书接上回:http://blog.csdn.net/u012927281/article/details/51711085
在上回的blog中,我们初步遇到了几个数据结构,还是从现象出发,逐步深入。我们已经了解到在进程描述符中与文件系统相关的数据结构有"struct files_struct",除此以外还有:
struct fs_struct { int users; spinlock_t lock; seqcount_t seq; int umask; int in_exec; struct path root, pwd; };
还有一个结构体是:
struct nsproxy { atomic_t count; struct uts_namespace *uts_ns; struct ipc_namespace *ipc_ns; struct mnt_namespace *mnt_ns; struct pid_namespace *pid_ns_for_children; struct net *net_ns; };
通过分析以上两个结构体的内容,发现这两个结构体其实与文件系统的基本操作关系不大(如read、write操作等),看来还是得回到struct files_struct上来,再来看看它的内容:
struct files_struct { /* * read mostly part */ atomic_t count; struct fdtable __rcu *fdt; struct fdtable fdtab; /* * written part on a separate cache line in SMP */ spinlock_t file_lock ____cacheline_aligned_in_smp; int next_fd; unsigned long close_on_exec_init[1]; unsigned long open_fds_init[1]; struct file __rcu * fd_array[NR_OPEN_DEFAULT]; };以下内容摘自LKD,其中的内容我无法通过实验进程,因为上述内容位于内核中,关于内核的调试方法我还不会
fd_array数组指针指向已打开的文件对象,由于NR_OPEN_DEFAULT的值有上限,所以如果一个进程所打开的文件对象超过某个限定值,内核将分配一个新数组,并且将fdt指针指向它,关于“struct fdtable”结构体的内容我们之前已经进行了简单的分析,再来回顾一下:
struct fdtable { unsigned int max_fds; struct file __rcu **fd; /* current fd array */ unsigned long *close_on_exec; unsigned long *open_fds; struct rcu_head rcu; };此处fd的作用与fd_array的作用相同,均指向已经打开的文件对象。

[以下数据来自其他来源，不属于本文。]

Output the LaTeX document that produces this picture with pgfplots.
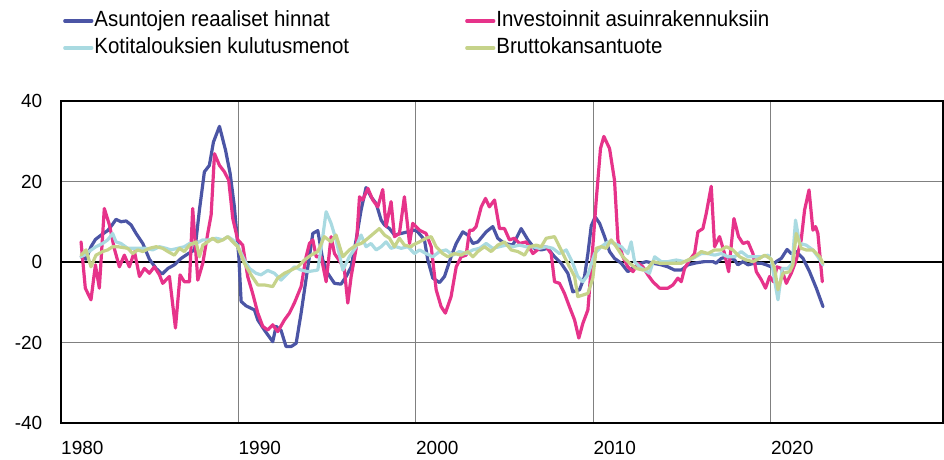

好,既然已经谈到了文件对象,那就对文件对象做一个详细的研究,根据当前我看到的一些资料(Linux内核设计与实现、深入理解Linux内核),虚拟文件系统(virtual file system,VFS)中有四个主要的对象类型,分别是:
这里盗用《深入理解Linux内核》中的一副图,来表示这四个对象类型之间的关系。
先来看看struct file,基本定义如下:
struct file { union { struct llist_node fu_llist; struct rcu_head fu_rcuhead; } f_u; struct path f_path; struct inode *f_inode; /* cached value */ const struct file_operations *f_op; /* * Protects f_ep_links, f_flags. * Must not be taken from IRQ context. */ spinlock_t f_lock; atomic_long_t f_count; unsigned int f_flags; fmode_t f_mode; struct mutex f_pos_lock; loff_t f_pos; struct fown_struct f_owner; const struct cred *f_cred; struct file_ra_state f_ra; u64 f_version; #ifdef CONFIG_SECURITY void *f_security; #endif /* needed for tty driver, and maybe others */ void *private_data; #ifdef CONFIG_EPOLL /* Used by fs/eventpoll.c to link all the hooks to this file */ struct list_head f_ep_links; struct list_head f_tfile_llink; #endif /* #ifdef CONFIG_EPOLL */ struct address_space *f_mapping; } __attribute__((aligned(4))); /* lest something weird decides that 2 is OK */文件对象是已打开的文件在内存中的表示。该对象(不是物理文件)由相应的open系统调用创建,由close系统调用撤销,所有这些文件相关的调用实际上都是文件操作表中定义的方法。因为多个进程可以同时打开和操作同一个文件,所以同一个文件也可能存在多个对应的文件对象。文件对象仅仅在进程观点上代表已打开的文件,它反过来指向目录项对象,其实只有目录项对象才代表已打开的实际文件。虽然一个文件对应的文件对象不是惟一的,即通过open函数打开一个文件就会得到一个文件描述符,即使是同一个进程打开相同的文件得到的文件描述符也不相同,不同的文件描述符指向fd_array中不同的文件对象。虽然一个文件对应的文件对象不是惟一的,但对应的索引节点和目录项无疑是惟一的。
这里比较重要的字段有三个:
struct path f_path; struct inode *f_inode; /* cached value */ const struct file_operations *f_op;
先来看f_path的定义,位于/include/linux/path.h
struct path { struct vfsmount *mnt; struct dentry *dentry; };
再来看f_inode字段。f_inode的类型是索引节点对象,这一点与上图中描述的情况有所不同:文件对象与索引节点对象存在直接关系。这一点与《Linux内核设计与实现》、《深入理解Linux内核》中描述的也不相同,文件对象中就不包括这一字段,这一字段可能是2.6之后引入的新字段。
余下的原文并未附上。